General Motors Co (NYSE:GM) and Ford Motor Co (NYSE:F) said Wednesday they are in talks with White House officials about how they can support manufacture of medical equipment needed to combat the coronavirus outbreak.
GM Chief Executive Mary Barra spoke to White House economic adviser Larry Kudlow about the issue after the Detroit automaker announced it will suspend North American production through 30 March.
A GM spokeswoman said the automaker “is working to help find solutions for the nation during this difficult time and has offered to help, and we are already studying how we can potentially support production of medical equipment like ventilators.”
Ford said Wednesday it “stands ready to help the administration in any way we can, including the possibility of producing ventilators and other equipment. We have had preliminary discussions with the US government and are looking into the feasibility.”
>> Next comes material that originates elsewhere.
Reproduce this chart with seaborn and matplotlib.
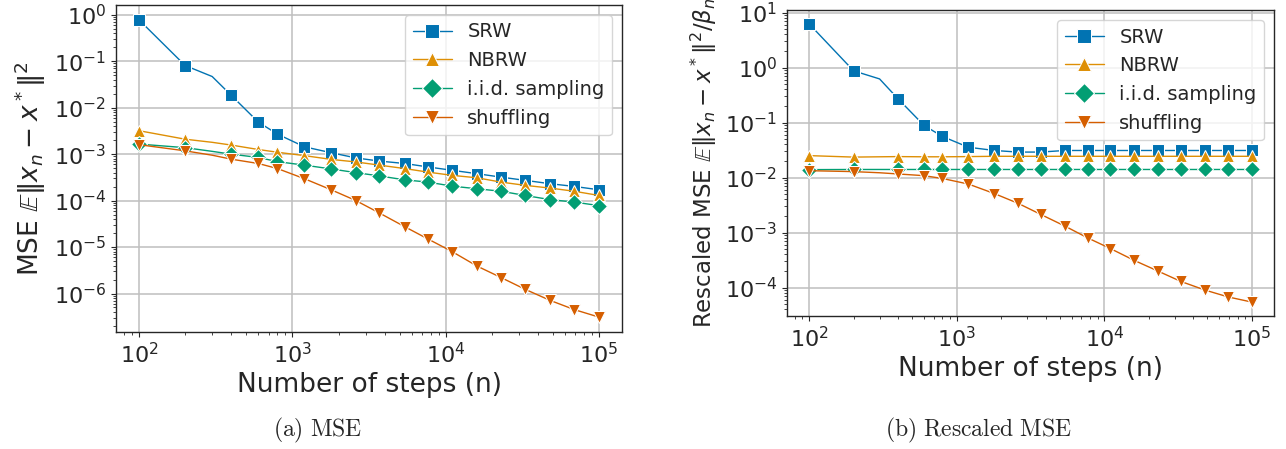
import numpy as np
import pandas as pd
import matplotlib
matplotlib.use("Agg")
import matplotlib.pyplot as plt
import seaborn as sns

# number of steps at which the curves were recorded
steps = [100, 200, 300, 400, 600, 800, 1200, 1800, 2600, 3700, 5400, 7700,
         11000, 16000, 23000, 33000, 48000, 69000, 100000]
mark_idx = [i for i in range(len(steps)) if i != 2]

methods = ["SRW", "NBRW", "i.i.d. sampling", "shuffling"]

# (a) MSE
mse_srw = [0.78, 0.081, 0.047, 0.0184, 0.0049, 0.0027, 0.00144, 0.00107, 0.00083,
           0.00071, 0.00063, 0.00053, 0.00045, 0.00038, 0.00032, 0.000273,
           0.000231, 0.000202, 0.000171]
mse_nbrw = [0.0032, 0.0021, 0.0018, 0.00157, 0.00126, 0.0011, 0.00093, 0.00077,
            0.00068, 0.00058, 0.00049, 0.00041, 0.00035, 0.00031, 0.00025,
            0.000213, 0.000186, 0.000159, 0.000129]
mse_iid = [0.00165, 0.00138, 0.00115, 0.001, 0.00085, 0.00069, 0.00058, 0.00048,
           0.0004, 0.00034, 0.00028, 0.00025, 0.000205, 0.00018, 0.000159,
           0.000129, 0.000105, 0.000093, 0.000078]
mse_shuf = [0.0016, 0.00118, 0.00095, 0.00078, 0.00063, 0.00049, 0.000296, 0.00017,
            0.0001, 5.4e-5, 2.75e-5, 1.48e-5, 8.0e-6, 3.9e-6, 2.2e-6, 1.23e-6,
            7.1e-7, 4.5e-7, 3.1e-7]

# (b) rescaled MSE
res_srw = [6.2, 0.87, 0.62, 0.27, 0.0885, 0.0557, 0.0355, 0.031, 0.029, 0.029,
           0.031, 0.031, 0.031, 0.031, 0.031, 0.031, 0.031, 0.031, 0.031]
res_nbrw = [0.025, 0.0235, 0.0238, 0.024, 0.0238, 0.0238, 0.024, 0.0243, 0.0243,
            0.0243, 0.0243, 0.0243, 0.0243, 0.0243, 0.0243, 0.0243, 0.0243,
            0.0243, 0.0243]
res_iid = [0.0139, 0.014, 0.014, 0.014, 0.014, 0.014, 0.014, 0.014, 0.014, 0.014,
           0.014, 0.014, 0.014, 0.014, 0.014, 0.014, 0.014, 0.014, 0.014]
res_shuf = [0.0133, 0.0128, 0.0122, 0.0116, 0.0108, 0.0096, 0.0076, 0.0051, 0.0034,
            0.00214, 0.00131, 0.0008, 0.00051, 0.00031, 0.0002, 0.000129, 9.0e-5,
            6.74e-5, 5.43e-5]


def to_long(series):
    rows = []
    for name, vals in zip(methods, series):
        for n, v in zip(steps, vals):
            rows.append({"n": n, "value": v, "method": name})
    return pd.DataFrame(rows)


df_mse = to_long([mse_srw, mse_nbrw, mse_iid, mse_shuf])
df_res = to_long([res_srw, res_nbrw, res_iid, res_shuf])

sns.set_style("ticks", {"axes.grid": True, "grid.color": ".75"})
plt.rcParams.update({
    "grid.linewidth": 1.1,
    "axes.linewidth": 1.0,
    "xtick.major.size": 3.5,
    "ytick.major.size": 3.5,
    "xtick.minor.size": 2,
    "ytick.minor.size": 2,
})

palette = dict(zip(methods, sns.color_palette("colorblind", 4)))
markers = {"SRW": "s", "NBRW": "^", "i.i.d. sampling": "D", "shuffling": "v"}

fig = plt.figure(figsize=(12.86, 4.49), dpi=100)
ax1 = fig.add_axes([0.0902, 0.2606, 0.3935, 0.7283])
ax2 = fig.add_axes([0.612, 0.2962, 0.3787, 0.6815])


def draw(ax, df, ylabel, ylab_size):
    sns.lineplot(data=df, x="n", y="value", hue="method", style="method",
                 palette=palette, markers=markers, dashes=False, estimator=None,
                 markevery=mark_idx, markersize=8.5, linewidth=1.0, ax=ax)
    ax.set_xscale("log")
    ax.set_yscale("log")
    ax.grid(True, which="major")
    ax.grid(False, which="minor")
    ax.set_xlabel("Number of steps (n)", fontsize=19)
    ax.set_ylabel(ylabel, fontsize=ylab_size)
    ax.tick_params(axis="both", which="major", labelsize=16)
    handles, labels = ax.get_legend_handles_labels()
    leg = ax.legend(handles, labels, loc="upper right", fontsize=14)
    for h in leg.legend_handles:
        h.set_markersize(10)


draw(ax1, df_mse, r"MSE $\mathbb{E}\Vert x_n - x^*\Vert^2$", 19)
draw(ax2, df_res, r"Rescaled MSE $\mathbb{E}\Vert x_n - x^*\Vert^2/\beta_n$", 16.5)

fig.text(0.247, 0.042, r"$\mathrm{(a)\ MSE}$", ha="center", va="center",
         fontsize=17, math_fontfamily="cm")
fig.text(0.761, 0.042, r"$\mathrm{(b)\ Rescaled\ MSE}$", ha="center", va="center",
         fontsize=17, math_fontfamily="cm")

fig.savefig("out.png", dpi=100)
Mr. Kudlow praised the idea of autoworkers producing medical equipment when plans were idled. “That’s the kind of can-do spirit that we are hearing and seeing,” he said.
During WWII, GM, Ford and other automakers retooled auto plants to build tanks, planes and other military equipment and weapons, earning Detroit the nickname the “Arsenal of Democracy.”
As the virus spread across China in February, a number of manufacturers in China including Apple Inc (NASDAQ:AAPL) partner Foxconn (2317.TW) and SAIC-GM-Wuling Automobile Co Ltd, a joint venture automaker formed by GM and 2 Chinese partners, set up production lines to make masks and medical clothing.